Except for civil servants and unionized labor forces, all others are governed by an ‘unlegislated’, unspecified and ‘undocumented’ piece of rule called ‘master and servant rule’, which in various high court and Supreme Court decisions have been declared as against natural justice and against Islamic tenets (for example, 2000 PLC (C.S.) 796 and PLD 1990 Supreme Court 28 etc.).
Hundreds of petitions by employees are thrown by judges of various high courts, citing this dreadful ‘master ad servant rules.’
It may, however, be interesting to note that, the original ‘master and servant act’, when first enacted in England in 1867, gave the right of forming union to employees and workers. Under these act higher status workers, such as professionals, managers, clerks and agents, were never subject to the concept of master-servant relationship. In Pakistan, this rule is still used with impunity. For some time a vast majority of such unprotected bread-winners got some protection, thanks to the amended insertion of Section 2A in the Federal Service Tribunal Act 1973. But after Section 2A was declared ultra vires by the Supreme Court in January 2006, the fate of this category of employees got darkened forever.

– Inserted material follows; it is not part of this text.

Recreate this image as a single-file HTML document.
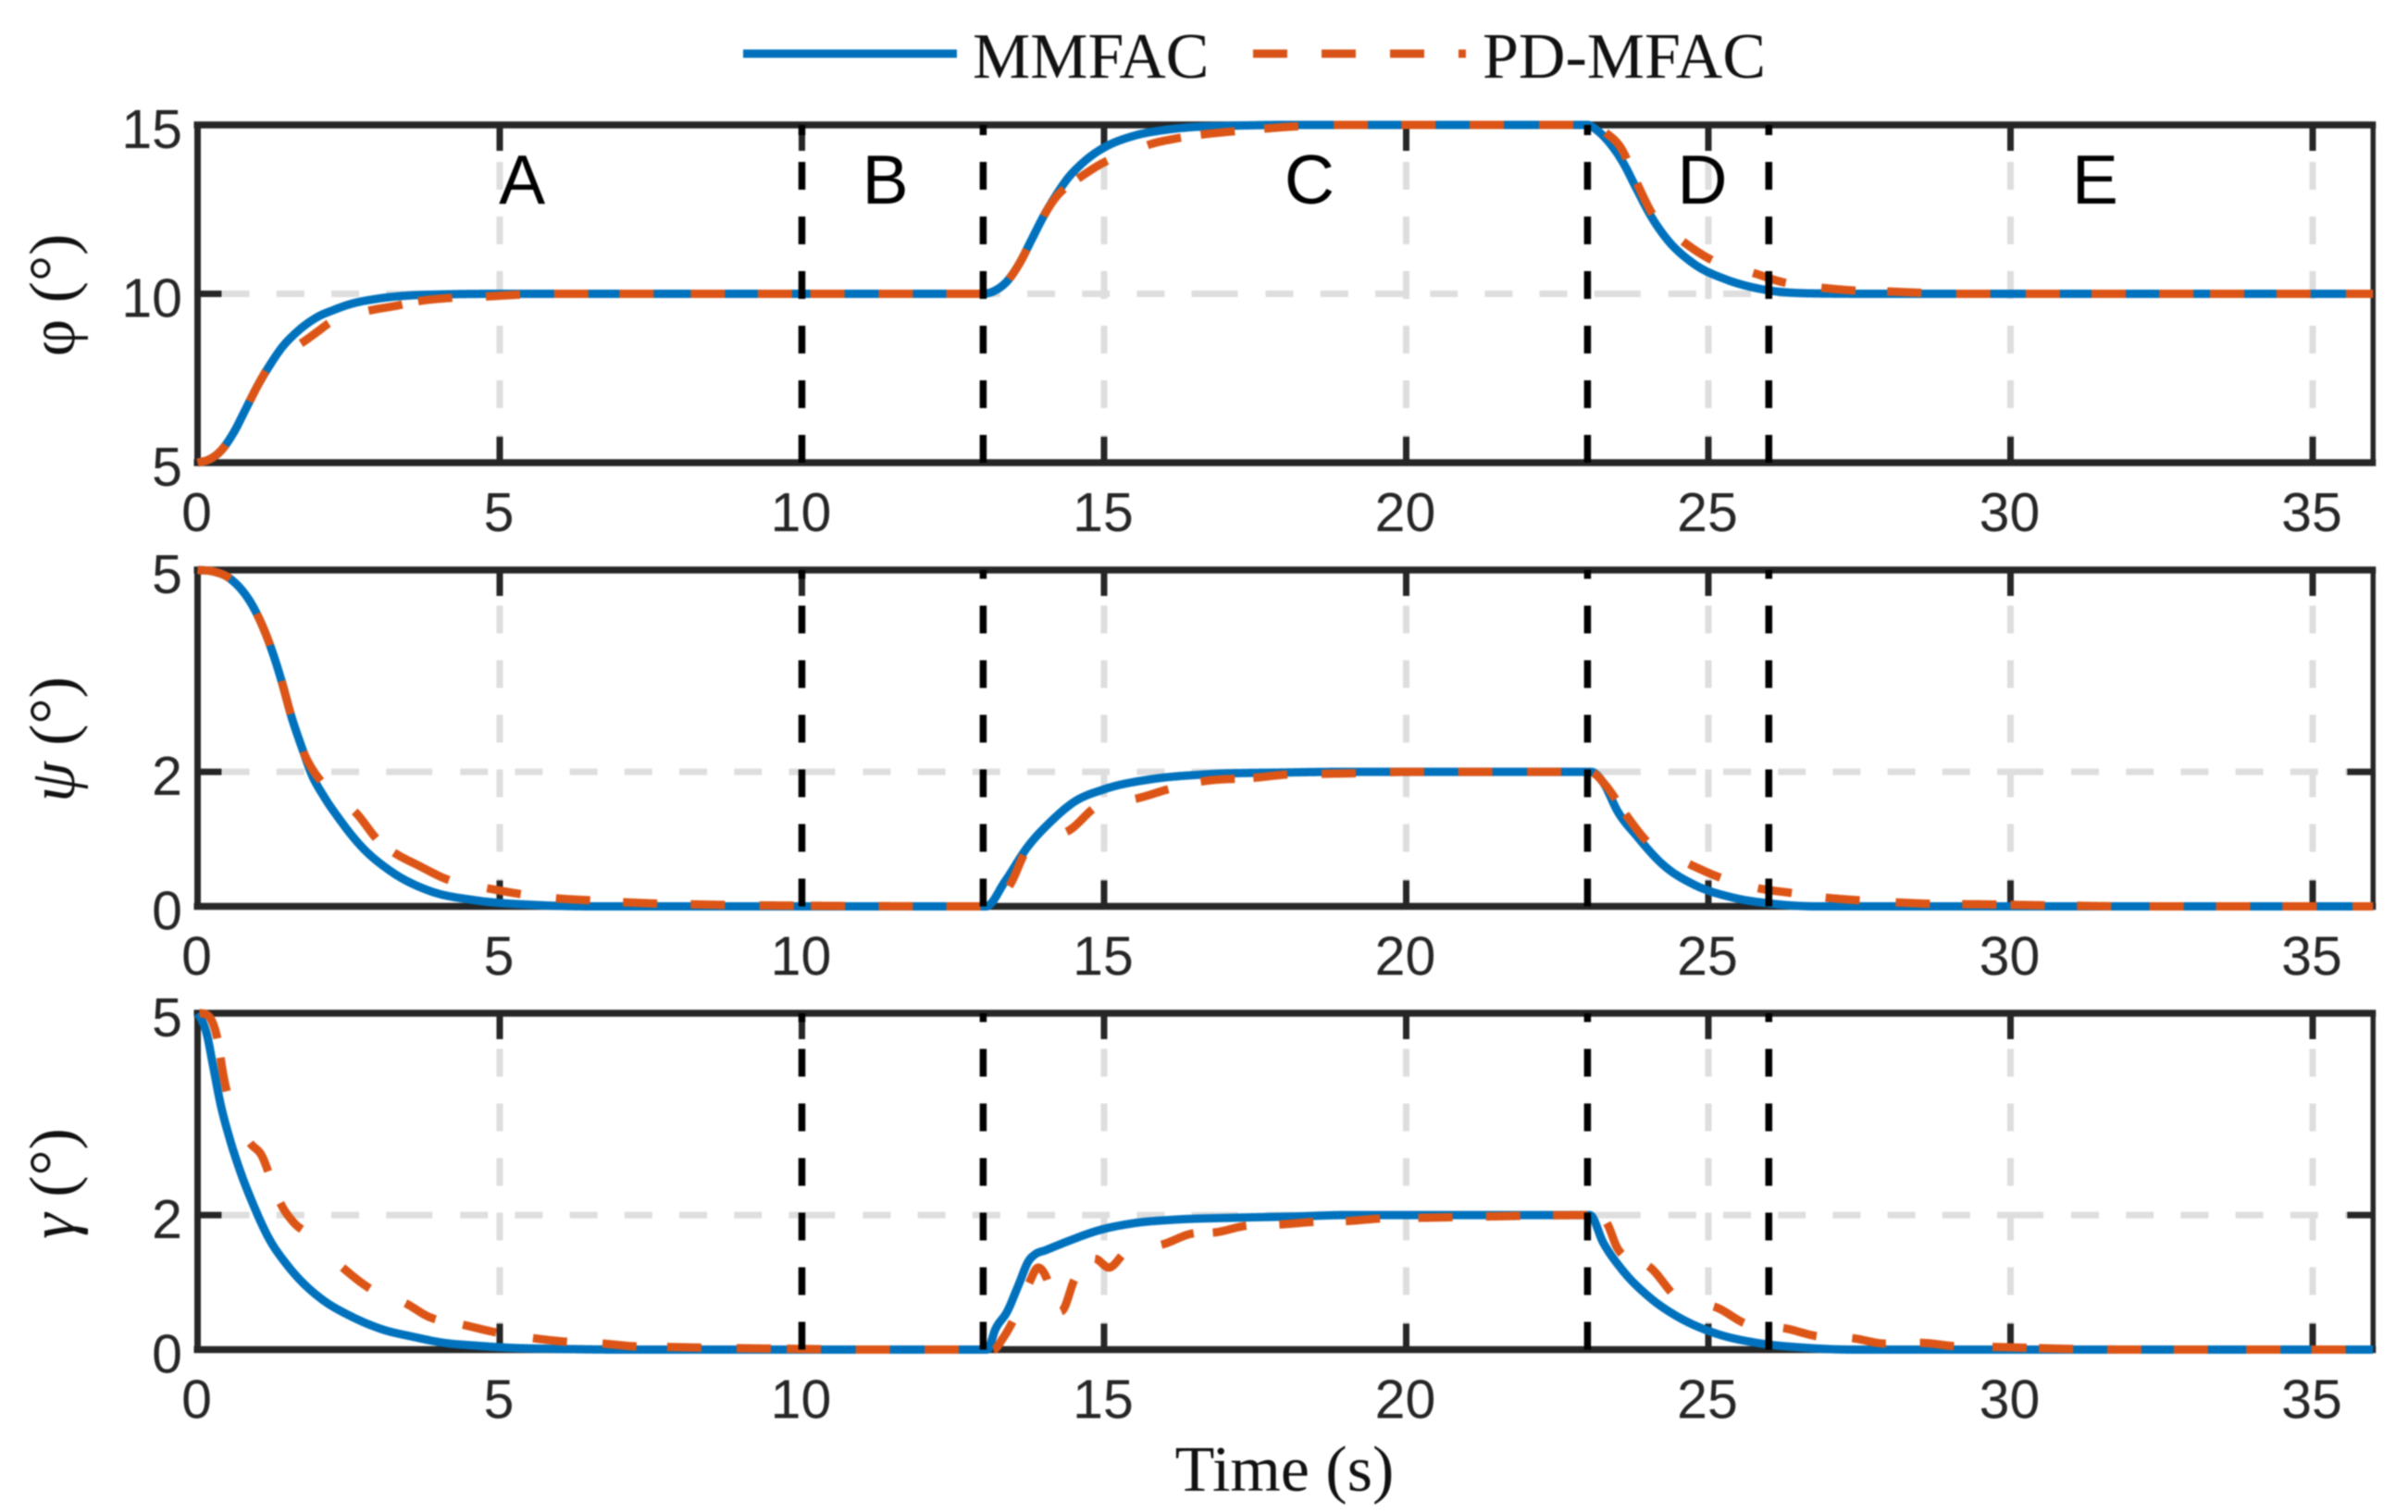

It is said that, due to the striking down of Section 2A in the FST Act 1973, the fate of thousands of employees of such government-owned organizations had been very badly affected. But nobody from the government, or from among legislators, or the legal or the judges fraternity came out to give these people some forum to bask in the shine and warmth of the law. The government and all others must make laws for white-collar job-seekers.